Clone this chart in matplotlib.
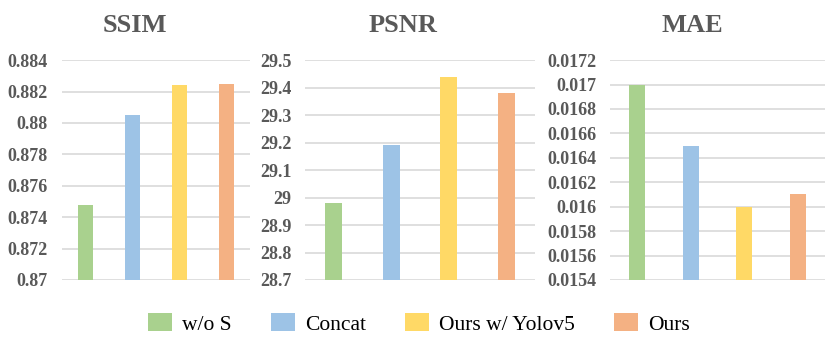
---
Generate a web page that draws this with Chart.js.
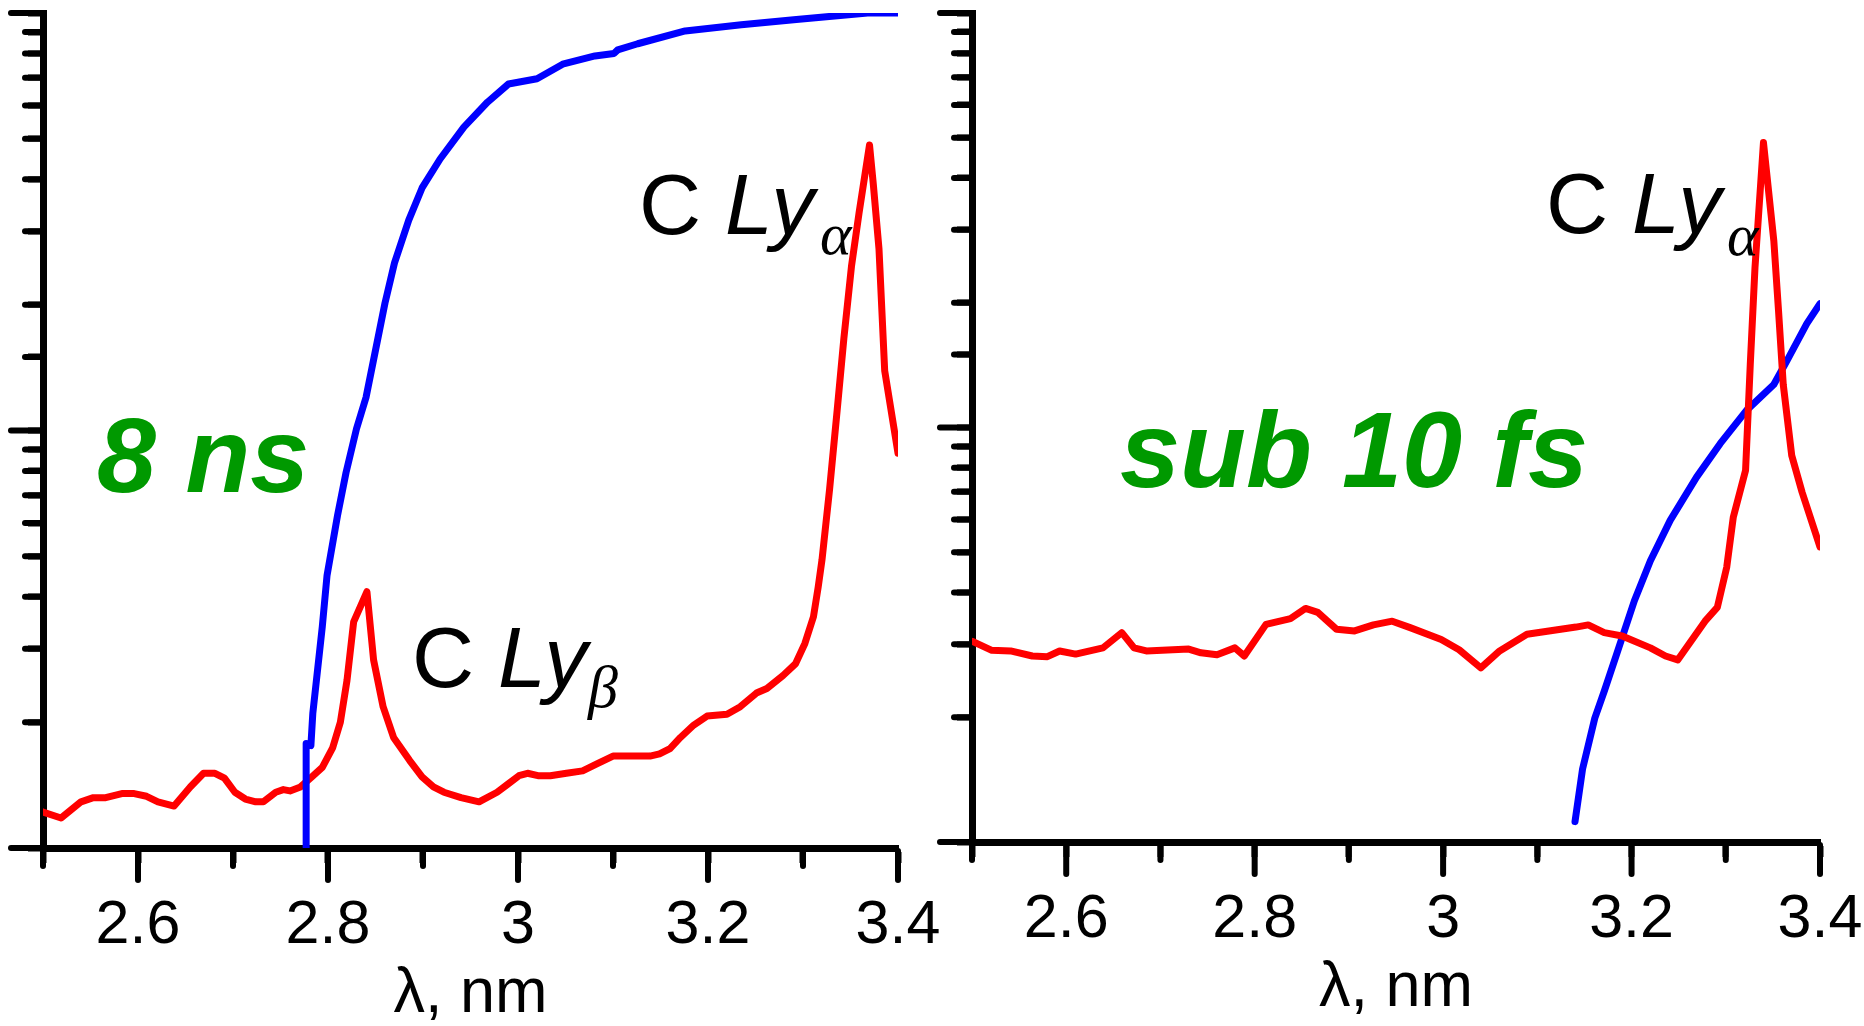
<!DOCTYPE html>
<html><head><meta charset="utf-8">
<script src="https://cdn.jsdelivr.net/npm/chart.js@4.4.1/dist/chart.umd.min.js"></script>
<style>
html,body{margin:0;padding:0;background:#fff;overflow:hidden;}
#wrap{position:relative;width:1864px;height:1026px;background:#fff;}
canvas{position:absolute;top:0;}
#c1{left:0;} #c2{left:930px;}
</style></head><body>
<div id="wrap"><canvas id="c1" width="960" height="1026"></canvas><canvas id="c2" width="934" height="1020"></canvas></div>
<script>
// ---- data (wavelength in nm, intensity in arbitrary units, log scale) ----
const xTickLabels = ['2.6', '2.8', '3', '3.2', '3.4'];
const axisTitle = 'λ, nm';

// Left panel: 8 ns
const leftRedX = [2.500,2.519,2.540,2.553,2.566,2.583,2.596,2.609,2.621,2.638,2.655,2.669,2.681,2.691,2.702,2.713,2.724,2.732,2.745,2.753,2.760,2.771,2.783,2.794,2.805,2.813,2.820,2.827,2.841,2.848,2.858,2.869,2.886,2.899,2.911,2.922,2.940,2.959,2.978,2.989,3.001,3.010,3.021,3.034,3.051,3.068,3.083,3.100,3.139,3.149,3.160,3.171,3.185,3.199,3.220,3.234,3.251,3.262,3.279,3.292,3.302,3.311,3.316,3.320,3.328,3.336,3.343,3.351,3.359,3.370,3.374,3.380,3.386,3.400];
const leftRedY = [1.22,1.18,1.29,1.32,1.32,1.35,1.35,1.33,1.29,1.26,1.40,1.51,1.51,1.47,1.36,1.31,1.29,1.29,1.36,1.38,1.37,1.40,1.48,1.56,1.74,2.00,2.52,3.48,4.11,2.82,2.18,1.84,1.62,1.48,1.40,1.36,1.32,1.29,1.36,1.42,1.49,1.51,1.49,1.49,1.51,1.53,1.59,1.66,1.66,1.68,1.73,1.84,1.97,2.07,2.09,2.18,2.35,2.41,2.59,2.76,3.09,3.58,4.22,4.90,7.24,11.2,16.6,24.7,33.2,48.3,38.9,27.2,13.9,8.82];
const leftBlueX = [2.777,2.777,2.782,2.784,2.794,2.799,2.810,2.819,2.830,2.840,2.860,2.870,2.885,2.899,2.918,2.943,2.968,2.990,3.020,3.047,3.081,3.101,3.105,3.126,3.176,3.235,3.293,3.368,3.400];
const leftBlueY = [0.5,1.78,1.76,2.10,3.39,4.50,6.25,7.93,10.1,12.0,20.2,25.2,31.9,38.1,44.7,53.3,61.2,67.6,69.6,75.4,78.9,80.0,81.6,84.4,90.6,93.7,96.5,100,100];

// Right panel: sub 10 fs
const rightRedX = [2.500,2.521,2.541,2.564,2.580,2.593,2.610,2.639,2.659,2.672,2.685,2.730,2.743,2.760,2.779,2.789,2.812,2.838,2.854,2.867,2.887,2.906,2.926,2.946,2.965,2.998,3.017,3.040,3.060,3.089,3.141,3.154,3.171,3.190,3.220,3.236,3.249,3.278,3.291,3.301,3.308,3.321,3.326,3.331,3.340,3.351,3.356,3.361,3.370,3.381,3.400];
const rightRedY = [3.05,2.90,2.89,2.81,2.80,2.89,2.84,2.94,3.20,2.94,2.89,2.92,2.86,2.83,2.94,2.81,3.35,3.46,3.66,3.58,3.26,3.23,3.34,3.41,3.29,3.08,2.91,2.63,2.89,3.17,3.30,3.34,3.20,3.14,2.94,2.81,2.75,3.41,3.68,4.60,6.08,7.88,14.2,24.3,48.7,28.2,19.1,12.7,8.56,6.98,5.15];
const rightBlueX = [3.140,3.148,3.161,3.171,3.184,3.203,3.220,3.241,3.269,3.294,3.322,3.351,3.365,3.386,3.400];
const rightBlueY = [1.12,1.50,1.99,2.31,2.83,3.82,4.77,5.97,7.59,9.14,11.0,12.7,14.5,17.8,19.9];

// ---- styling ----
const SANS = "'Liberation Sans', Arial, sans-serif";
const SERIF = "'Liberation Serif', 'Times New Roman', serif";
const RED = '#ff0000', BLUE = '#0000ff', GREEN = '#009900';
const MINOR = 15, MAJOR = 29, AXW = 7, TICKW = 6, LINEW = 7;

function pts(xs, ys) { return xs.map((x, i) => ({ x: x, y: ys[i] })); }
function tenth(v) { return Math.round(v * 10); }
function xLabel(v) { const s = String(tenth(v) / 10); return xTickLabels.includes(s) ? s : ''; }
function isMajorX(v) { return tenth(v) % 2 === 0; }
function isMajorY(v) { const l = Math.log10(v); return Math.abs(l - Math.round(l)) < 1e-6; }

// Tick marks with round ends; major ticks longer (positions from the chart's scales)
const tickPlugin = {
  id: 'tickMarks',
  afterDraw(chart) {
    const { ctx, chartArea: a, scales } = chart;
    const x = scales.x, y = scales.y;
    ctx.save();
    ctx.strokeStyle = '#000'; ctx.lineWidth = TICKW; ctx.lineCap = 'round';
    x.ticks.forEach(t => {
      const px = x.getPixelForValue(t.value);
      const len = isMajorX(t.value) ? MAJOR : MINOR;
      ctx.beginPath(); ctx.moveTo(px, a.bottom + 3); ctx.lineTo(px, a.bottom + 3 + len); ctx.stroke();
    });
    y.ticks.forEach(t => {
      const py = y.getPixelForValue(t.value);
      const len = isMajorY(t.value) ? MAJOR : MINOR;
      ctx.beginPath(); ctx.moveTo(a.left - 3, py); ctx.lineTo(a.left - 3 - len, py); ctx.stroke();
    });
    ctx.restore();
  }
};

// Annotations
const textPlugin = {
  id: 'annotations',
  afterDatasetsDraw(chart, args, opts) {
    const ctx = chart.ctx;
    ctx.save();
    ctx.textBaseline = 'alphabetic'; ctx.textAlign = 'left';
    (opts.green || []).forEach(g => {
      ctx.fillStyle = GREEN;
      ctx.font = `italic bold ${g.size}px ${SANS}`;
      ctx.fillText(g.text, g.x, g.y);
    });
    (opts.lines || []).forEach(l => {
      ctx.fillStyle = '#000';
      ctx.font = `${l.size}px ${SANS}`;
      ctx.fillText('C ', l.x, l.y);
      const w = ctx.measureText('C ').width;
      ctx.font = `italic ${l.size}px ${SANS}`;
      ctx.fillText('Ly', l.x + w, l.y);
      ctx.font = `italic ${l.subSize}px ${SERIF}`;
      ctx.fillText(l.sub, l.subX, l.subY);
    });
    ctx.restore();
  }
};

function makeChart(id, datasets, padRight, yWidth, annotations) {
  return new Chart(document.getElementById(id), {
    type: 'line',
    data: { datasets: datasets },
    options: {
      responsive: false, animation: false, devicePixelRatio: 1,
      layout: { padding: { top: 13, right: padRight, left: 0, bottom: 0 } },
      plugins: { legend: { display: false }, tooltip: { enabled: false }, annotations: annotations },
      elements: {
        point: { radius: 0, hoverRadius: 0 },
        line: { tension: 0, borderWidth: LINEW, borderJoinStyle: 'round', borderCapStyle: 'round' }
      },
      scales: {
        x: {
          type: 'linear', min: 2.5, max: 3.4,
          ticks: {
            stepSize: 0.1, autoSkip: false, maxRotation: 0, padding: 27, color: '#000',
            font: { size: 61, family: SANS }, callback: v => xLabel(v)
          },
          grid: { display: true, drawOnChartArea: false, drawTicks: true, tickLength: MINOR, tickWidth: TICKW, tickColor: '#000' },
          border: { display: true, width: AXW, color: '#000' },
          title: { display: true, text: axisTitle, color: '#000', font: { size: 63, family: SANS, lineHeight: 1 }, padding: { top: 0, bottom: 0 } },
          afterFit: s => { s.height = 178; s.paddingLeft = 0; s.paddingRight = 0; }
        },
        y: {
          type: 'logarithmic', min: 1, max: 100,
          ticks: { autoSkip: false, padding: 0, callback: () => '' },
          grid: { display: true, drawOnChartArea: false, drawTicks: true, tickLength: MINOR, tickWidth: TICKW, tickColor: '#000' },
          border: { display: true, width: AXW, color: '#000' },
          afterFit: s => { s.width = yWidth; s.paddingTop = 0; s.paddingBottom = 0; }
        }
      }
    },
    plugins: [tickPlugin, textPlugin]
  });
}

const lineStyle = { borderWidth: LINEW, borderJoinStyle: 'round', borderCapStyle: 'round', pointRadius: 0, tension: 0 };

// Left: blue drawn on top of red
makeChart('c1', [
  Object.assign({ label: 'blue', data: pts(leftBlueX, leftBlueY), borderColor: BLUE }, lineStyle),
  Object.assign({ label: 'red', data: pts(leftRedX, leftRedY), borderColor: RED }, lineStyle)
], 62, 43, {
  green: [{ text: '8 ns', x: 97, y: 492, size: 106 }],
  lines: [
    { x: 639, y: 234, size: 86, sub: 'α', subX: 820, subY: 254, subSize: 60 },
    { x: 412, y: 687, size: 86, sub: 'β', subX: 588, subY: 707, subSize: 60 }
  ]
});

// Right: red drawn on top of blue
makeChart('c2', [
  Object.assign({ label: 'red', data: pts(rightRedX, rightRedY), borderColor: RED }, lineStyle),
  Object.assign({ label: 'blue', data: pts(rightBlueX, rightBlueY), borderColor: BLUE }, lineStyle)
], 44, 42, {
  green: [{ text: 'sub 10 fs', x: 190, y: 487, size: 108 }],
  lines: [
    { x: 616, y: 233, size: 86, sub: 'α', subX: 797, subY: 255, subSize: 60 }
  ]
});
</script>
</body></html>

Problem statement: Count every line in the data where the string "with" occurs. Give nothing except the number.

Output for this task: 2